▸ What this task involves: Among the entries that follow, locate the line with "What TikZ code" and the line with "(691,437) -- (691,0);". Output those lines and all lines in between, exactly, minus the pictures.

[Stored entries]
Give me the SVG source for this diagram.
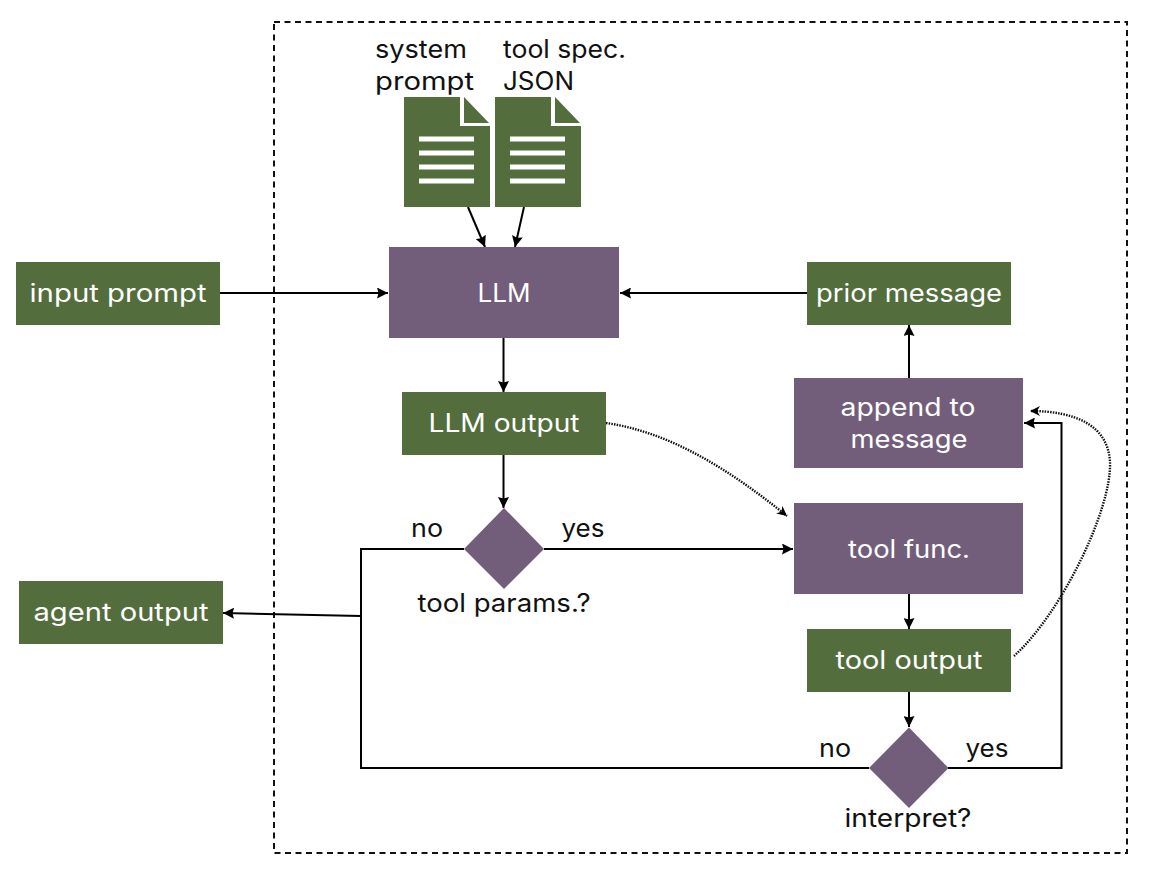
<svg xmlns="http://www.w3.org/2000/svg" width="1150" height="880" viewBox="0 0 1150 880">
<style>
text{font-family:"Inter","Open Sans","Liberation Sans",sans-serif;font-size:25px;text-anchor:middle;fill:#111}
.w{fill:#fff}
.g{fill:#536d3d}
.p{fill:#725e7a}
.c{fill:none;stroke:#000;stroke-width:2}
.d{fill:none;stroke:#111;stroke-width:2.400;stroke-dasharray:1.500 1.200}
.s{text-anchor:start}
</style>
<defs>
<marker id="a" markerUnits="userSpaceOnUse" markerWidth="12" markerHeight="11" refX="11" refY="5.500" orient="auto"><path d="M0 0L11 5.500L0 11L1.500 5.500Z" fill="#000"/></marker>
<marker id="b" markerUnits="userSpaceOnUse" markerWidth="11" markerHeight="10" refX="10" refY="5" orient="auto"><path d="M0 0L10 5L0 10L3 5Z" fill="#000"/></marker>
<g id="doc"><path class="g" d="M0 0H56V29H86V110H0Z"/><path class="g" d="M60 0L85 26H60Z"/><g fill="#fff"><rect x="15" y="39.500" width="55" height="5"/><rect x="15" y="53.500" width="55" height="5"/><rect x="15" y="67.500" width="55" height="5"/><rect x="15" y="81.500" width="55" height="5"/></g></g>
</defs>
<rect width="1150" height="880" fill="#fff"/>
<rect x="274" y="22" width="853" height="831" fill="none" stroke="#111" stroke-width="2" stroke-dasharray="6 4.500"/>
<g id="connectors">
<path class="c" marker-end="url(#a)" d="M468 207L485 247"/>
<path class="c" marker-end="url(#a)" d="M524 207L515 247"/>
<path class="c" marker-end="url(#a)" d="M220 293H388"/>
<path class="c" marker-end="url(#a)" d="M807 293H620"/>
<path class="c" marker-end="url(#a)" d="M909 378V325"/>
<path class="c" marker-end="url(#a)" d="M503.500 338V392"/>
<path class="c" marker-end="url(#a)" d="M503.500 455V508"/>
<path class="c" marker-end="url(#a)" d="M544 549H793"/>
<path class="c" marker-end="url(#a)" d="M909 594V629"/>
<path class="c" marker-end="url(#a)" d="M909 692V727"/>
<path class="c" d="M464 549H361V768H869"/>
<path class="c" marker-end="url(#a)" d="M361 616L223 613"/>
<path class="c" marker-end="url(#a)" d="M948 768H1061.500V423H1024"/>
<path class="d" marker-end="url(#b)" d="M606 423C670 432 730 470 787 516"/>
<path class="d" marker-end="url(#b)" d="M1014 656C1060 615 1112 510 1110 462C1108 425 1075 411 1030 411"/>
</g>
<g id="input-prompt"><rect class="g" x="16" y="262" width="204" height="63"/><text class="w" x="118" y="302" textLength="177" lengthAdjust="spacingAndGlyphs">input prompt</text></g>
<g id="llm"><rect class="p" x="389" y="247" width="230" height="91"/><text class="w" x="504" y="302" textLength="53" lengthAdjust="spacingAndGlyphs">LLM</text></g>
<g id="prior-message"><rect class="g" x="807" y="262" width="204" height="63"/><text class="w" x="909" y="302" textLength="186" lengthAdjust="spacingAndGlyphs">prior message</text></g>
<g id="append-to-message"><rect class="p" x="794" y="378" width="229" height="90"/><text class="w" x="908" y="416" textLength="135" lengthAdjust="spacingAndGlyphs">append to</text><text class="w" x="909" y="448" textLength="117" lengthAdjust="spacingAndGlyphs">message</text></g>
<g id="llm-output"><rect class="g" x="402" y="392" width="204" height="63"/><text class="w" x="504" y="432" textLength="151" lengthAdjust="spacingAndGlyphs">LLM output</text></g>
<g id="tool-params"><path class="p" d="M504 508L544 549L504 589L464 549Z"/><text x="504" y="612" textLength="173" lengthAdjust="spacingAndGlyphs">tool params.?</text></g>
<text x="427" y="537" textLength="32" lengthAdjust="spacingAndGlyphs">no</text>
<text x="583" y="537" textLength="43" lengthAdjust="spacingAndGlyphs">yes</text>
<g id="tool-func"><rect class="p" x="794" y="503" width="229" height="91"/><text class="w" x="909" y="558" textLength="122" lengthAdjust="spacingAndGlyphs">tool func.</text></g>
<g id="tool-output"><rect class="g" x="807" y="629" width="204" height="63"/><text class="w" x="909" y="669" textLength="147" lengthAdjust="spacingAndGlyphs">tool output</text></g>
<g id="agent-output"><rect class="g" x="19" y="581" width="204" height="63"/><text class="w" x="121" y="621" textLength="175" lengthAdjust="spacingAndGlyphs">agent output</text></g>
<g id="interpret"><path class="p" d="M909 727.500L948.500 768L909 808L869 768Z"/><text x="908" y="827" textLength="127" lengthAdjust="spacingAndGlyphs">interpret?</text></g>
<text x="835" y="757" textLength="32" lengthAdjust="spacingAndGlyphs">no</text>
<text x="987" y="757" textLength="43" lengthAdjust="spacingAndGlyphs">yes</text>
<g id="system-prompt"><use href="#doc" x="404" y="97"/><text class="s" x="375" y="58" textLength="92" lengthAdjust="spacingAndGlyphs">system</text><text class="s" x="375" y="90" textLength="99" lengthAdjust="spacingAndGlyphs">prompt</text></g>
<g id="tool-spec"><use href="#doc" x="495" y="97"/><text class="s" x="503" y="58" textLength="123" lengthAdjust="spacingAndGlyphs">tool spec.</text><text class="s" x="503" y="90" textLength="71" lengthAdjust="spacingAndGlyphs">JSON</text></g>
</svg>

---

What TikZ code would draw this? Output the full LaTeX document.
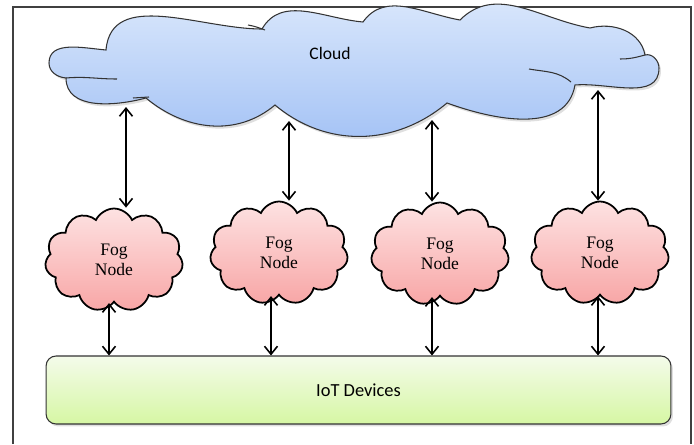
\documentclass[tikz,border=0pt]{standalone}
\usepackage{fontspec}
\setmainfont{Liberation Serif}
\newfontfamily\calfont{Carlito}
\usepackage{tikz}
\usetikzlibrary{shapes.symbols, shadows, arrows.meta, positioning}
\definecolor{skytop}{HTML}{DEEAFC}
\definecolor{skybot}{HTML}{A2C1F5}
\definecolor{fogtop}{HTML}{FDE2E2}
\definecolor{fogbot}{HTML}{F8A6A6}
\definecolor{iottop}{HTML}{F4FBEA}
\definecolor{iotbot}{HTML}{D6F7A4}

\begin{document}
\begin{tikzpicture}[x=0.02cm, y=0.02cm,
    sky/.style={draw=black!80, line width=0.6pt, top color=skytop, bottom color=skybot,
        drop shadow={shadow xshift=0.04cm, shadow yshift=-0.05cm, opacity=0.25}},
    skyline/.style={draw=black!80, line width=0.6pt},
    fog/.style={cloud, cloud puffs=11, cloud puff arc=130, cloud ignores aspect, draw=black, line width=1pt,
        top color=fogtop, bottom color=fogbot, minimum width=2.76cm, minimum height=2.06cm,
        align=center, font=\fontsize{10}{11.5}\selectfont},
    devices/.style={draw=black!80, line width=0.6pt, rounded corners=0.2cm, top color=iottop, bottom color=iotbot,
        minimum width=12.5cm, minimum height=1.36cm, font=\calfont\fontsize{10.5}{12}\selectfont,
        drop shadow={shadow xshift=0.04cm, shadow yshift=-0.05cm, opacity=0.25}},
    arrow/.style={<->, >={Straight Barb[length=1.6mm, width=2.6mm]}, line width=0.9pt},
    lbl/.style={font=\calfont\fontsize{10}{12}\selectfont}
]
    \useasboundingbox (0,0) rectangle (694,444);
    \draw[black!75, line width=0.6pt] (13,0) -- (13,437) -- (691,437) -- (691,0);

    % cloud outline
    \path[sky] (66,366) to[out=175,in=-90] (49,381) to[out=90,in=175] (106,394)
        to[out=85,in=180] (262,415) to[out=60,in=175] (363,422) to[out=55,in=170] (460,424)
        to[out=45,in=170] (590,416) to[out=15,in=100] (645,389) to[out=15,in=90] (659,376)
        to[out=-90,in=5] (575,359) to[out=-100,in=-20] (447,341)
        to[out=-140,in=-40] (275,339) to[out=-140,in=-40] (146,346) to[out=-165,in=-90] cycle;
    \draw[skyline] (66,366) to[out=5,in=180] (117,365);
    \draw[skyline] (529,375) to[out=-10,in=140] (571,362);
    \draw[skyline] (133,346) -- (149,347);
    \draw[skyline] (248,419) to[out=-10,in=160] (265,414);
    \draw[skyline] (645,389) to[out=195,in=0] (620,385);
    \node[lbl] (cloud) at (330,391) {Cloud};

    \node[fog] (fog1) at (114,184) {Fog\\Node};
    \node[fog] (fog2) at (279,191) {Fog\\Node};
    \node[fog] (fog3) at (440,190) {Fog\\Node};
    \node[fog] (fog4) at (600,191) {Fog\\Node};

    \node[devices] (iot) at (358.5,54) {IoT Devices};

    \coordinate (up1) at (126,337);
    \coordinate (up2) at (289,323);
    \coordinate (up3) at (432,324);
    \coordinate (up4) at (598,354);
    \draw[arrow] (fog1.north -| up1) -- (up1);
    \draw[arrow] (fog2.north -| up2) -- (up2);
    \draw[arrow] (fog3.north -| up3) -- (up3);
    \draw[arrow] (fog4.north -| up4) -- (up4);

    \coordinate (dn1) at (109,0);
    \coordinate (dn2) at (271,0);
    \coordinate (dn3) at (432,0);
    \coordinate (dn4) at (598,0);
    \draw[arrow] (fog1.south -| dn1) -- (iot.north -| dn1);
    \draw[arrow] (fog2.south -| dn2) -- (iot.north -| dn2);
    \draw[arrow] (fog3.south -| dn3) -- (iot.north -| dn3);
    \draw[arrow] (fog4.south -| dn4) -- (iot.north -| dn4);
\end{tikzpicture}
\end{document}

==

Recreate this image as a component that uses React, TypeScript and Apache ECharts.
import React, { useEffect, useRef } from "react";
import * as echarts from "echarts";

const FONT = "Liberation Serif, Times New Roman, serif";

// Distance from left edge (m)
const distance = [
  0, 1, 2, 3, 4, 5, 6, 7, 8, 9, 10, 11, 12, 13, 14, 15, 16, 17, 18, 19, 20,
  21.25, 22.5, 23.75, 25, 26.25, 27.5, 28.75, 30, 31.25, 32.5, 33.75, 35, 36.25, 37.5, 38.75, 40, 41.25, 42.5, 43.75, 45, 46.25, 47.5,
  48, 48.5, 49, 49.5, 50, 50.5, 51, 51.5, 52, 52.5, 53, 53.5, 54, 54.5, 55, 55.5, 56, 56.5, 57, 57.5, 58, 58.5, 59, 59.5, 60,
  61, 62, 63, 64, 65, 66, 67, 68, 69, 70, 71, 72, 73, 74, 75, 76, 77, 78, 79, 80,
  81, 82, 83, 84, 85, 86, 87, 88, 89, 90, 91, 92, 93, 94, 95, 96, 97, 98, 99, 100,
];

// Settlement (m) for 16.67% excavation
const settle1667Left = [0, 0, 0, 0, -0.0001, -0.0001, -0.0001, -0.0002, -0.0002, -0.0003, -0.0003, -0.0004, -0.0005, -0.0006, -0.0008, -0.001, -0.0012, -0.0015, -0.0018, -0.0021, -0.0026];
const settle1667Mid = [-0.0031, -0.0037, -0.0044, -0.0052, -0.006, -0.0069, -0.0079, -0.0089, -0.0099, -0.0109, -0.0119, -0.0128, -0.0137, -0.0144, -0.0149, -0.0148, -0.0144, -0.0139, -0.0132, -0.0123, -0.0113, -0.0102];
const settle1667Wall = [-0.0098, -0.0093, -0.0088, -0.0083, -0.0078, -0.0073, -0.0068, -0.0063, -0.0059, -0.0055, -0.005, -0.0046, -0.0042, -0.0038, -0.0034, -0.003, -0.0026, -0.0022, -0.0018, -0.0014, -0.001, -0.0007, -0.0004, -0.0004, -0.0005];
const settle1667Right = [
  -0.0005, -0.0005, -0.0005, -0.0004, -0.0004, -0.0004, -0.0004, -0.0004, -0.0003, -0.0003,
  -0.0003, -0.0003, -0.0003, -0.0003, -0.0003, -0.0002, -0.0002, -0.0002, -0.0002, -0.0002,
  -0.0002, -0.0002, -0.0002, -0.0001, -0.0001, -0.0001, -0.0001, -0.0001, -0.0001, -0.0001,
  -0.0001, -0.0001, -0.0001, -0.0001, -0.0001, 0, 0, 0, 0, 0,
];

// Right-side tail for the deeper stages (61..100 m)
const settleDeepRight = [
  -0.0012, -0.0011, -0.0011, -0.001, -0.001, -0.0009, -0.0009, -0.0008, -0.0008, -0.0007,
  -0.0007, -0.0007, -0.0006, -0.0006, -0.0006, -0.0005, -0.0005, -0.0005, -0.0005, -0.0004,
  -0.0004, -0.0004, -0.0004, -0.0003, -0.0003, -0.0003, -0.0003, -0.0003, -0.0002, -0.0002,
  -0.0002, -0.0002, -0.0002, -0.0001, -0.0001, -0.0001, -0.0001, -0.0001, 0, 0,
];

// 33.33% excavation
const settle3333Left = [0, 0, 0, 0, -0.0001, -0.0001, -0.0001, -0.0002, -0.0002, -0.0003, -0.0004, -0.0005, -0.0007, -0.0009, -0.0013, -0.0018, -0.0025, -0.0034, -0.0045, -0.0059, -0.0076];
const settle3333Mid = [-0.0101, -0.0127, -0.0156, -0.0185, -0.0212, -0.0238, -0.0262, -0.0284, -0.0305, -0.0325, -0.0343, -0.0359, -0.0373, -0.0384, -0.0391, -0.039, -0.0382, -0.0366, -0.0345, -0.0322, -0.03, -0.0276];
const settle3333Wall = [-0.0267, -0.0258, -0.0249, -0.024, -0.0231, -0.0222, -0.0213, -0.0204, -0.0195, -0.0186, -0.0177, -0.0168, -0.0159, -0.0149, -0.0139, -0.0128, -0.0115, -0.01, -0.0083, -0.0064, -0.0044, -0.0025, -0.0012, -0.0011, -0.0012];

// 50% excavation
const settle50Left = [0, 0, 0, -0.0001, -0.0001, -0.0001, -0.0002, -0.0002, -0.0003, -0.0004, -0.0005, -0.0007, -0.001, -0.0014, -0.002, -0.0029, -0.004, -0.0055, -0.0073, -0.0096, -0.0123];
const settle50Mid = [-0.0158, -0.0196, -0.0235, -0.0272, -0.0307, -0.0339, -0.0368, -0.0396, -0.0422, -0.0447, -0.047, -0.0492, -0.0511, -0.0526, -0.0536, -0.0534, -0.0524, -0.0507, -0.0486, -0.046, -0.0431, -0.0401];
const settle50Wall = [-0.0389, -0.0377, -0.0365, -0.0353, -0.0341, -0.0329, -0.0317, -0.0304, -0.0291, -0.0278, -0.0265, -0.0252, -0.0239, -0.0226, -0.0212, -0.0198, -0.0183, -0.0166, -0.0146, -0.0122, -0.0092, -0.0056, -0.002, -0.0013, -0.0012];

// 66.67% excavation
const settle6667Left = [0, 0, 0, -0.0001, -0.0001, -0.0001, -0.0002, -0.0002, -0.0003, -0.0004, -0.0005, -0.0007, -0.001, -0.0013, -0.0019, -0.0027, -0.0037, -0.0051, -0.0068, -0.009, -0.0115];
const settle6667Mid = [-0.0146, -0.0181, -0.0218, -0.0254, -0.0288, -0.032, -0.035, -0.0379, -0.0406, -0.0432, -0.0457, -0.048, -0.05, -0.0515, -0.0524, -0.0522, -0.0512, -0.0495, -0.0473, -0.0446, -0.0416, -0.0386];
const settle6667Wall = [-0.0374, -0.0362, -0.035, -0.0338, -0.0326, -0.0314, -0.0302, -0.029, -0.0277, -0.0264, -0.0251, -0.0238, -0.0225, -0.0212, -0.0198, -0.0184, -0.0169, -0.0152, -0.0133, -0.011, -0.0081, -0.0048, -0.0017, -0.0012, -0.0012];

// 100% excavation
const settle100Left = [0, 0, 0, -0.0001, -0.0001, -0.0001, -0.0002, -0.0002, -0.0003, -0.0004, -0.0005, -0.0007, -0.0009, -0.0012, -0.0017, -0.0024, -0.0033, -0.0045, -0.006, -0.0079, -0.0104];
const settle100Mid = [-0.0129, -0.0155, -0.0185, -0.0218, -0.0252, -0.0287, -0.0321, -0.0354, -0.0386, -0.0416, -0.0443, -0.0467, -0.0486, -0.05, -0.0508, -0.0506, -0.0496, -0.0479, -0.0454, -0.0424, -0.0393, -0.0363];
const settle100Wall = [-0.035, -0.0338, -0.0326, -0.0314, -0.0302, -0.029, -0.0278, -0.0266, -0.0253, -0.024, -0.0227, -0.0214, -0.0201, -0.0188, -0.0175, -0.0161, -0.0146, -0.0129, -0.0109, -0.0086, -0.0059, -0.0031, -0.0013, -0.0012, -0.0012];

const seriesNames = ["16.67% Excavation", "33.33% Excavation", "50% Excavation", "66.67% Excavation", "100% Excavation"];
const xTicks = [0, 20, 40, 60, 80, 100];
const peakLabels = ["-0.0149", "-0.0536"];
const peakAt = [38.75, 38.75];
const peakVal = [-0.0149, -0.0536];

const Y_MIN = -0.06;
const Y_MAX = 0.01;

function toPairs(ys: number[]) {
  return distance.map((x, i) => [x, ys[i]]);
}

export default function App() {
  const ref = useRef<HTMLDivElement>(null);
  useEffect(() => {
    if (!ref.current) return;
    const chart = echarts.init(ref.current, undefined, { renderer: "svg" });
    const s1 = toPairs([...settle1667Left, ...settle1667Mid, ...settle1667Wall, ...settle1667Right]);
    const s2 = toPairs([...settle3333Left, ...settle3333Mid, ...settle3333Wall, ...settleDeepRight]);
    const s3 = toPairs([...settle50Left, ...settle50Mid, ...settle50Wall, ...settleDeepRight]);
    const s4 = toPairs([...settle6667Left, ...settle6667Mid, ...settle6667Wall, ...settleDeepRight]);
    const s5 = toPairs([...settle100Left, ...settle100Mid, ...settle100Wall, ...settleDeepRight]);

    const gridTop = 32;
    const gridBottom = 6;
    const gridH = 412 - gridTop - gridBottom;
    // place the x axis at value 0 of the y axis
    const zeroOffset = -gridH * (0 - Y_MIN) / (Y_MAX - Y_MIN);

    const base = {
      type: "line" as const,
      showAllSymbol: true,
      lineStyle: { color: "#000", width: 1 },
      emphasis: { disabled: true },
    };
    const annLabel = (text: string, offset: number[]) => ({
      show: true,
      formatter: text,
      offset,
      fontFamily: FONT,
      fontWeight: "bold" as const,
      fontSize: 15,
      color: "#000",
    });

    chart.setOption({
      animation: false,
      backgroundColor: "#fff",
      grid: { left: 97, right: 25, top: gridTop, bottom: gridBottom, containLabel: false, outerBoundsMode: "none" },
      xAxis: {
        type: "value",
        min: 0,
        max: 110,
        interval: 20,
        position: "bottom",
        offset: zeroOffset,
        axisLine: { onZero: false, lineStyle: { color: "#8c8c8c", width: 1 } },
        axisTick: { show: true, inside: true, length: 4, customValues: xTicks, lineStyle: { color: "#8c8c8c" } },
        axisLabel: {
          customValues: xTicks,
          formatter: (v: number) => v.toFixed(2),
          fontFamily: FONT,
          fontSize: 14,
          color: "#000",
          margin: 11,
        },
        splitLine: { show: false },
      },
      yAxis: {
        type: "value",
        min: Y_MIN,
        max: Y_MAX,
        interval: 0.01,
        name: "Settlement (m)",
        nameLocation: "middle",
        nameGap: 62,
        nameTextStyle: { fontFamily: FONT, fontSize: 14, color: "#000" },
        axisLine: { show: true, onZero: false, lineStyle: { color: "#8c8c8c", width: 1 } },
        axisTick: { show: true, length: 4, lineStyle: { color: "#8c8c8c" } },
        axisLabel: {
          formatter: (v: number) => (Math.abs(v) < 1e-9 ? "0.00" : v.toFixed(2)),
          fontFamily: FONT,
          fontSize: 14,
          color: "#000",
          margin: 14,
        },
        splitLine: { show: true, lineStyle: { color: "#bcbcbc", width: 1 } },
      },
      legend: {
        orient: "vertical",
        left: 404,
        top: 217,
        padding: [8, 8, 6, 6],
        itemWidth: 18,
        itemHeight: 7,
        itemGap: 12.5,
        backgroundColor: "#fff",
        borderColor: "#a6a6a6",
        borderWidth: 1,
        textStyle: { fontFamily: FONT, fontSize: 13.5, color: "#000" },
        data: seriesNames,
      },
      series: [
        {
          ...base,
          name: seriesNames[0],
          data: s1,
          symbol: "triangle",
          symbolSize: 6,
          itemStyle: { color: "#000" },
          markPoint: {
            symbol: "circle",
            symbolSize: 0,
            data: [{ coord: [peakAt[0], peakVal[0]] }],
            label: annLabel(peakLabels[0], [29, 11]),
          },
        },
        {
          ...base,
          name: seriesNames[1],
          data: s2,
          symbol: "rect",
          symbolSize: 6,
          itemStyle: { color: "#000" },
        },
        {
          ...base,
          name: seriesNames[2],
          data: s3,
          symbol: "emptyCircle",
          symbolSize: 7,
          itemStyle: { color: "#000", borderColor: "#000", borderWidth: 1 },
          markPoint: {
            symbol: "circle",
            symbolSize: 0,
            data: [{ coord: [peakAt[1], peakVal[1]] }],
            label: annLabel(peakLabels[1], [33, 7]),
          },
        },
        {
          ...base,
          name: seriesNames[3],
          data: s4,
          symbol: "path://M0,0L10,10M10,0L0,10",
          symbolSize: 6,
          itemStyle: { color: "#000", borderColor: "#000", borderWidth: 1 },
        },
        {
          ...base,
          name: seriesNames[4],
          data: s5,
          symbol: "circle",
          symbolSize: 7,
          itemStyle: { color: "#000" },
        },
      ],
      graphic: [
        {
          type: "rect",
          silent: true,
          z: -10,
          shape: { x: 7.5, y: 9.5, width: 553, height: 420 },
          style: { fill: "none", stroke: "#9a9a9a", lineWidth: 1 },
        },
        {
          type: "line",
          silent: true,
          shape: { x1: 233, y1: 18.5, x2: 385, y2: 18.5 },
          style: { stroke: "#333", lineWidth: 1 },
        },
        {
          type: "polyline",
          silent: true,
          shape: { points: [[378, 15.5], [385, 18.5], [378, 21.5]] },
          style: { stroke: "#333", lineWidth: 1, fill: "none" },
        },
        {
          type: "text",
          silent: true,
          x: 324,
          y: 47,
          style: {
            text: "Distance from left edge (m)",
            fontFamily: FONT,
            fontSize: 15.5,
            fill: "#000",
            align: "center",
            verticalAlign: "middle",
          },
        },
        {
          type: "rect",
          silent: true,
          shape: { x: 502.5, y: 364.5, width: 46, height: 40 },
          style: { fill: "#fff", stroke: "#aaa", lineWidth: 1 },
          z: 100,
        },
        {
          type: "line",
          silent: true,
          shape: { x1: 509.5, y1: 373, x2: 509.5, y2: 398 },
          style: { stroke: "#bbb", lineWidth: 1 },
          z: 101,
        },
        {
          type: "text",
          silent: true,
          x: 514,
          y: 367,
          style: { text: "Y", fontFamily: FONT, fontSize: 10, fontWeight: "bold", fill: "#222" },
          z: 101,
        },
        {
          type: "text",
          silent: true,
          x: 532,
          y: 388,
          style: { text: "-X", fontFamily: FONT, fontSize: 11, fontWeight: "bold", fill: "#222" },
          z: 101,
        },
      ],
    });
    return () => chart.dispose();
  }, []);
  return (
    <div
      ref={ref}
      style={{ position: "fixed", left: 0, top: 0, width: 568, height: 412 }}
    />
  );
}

▸ Written answer:
What TikZ code would draw this? Output the full LaTeX document.
\documentclass[tikz,border=0pt]{standalone}
\usepackage{fontspec}
\setmainfont{Liberation Serif}
\newfontfamily\calfont{Carlito}
\usepackage{tikz}
\usetikzlibrary{shapes.symbols, shadows, arrows.meta, positioning}
\definecolor{skytop}{HTML}{DEEAFC}
\definecolor{skybot}{HTML}{A2C1F5}
\definecolor{fogtop}{HTML}{FDE2E2}
\definecolor{fogbot}{HTML}{F8A6A6}
\definecolor{iottop}{HTML}{F4FBEA}
\definecolor{iotbot}{HTML}{D6F7A4}

\begin{document}
\begin{tikzpicture}[x=0.02cm, y=0.02cm,
    sky/.style={draw=black!80, line width=0.6pt, top color=skytop, bottom color=skybot,
        drop shadow={shadow xshift=0.04cm, shadow yshift=-0.05cm, opacity=0.25}},
    skyline/.style={draw=black!80, line width=0.6pt},
    fog/.style={cloud, cloud puffs=11, cloud puff arc=130, cloud ignores aspect, draw=black, line width=1pt,
        top color=fogtop, bottom color=fogbot, minimum width=2.76cm, minimum height=2.06cm,
        align=center, font=\fontsize{10}{11.5}\selectfont},
    devices/.style={draw=black!80, line width=0.6pt, rounded corners=0.2cm, top color=iottop, bottom color=iotbot,
        minimum width=12.5cm, minimum height=1.36cm, font=\calfont\fontsize{10.5}{12}\selectfont,
        drop shadow={shadow xshift=0.04cm, shadow yshift=-0.05cm, opacity=0.25}},
    arrow/.style={<->, >={Straight Barb[length=1.6mm, width=2.6mm]}, line width=0.9pt},
    lbl/.style={font=\calfont\fontsize{10}{12}\selectfont}
]
    \useasboundingbox (0,0) rectangle (694,444);
    \draw[black!75, line width=0.6pt] (13,0) -- (13,437) -- (691,437) -- (691,0);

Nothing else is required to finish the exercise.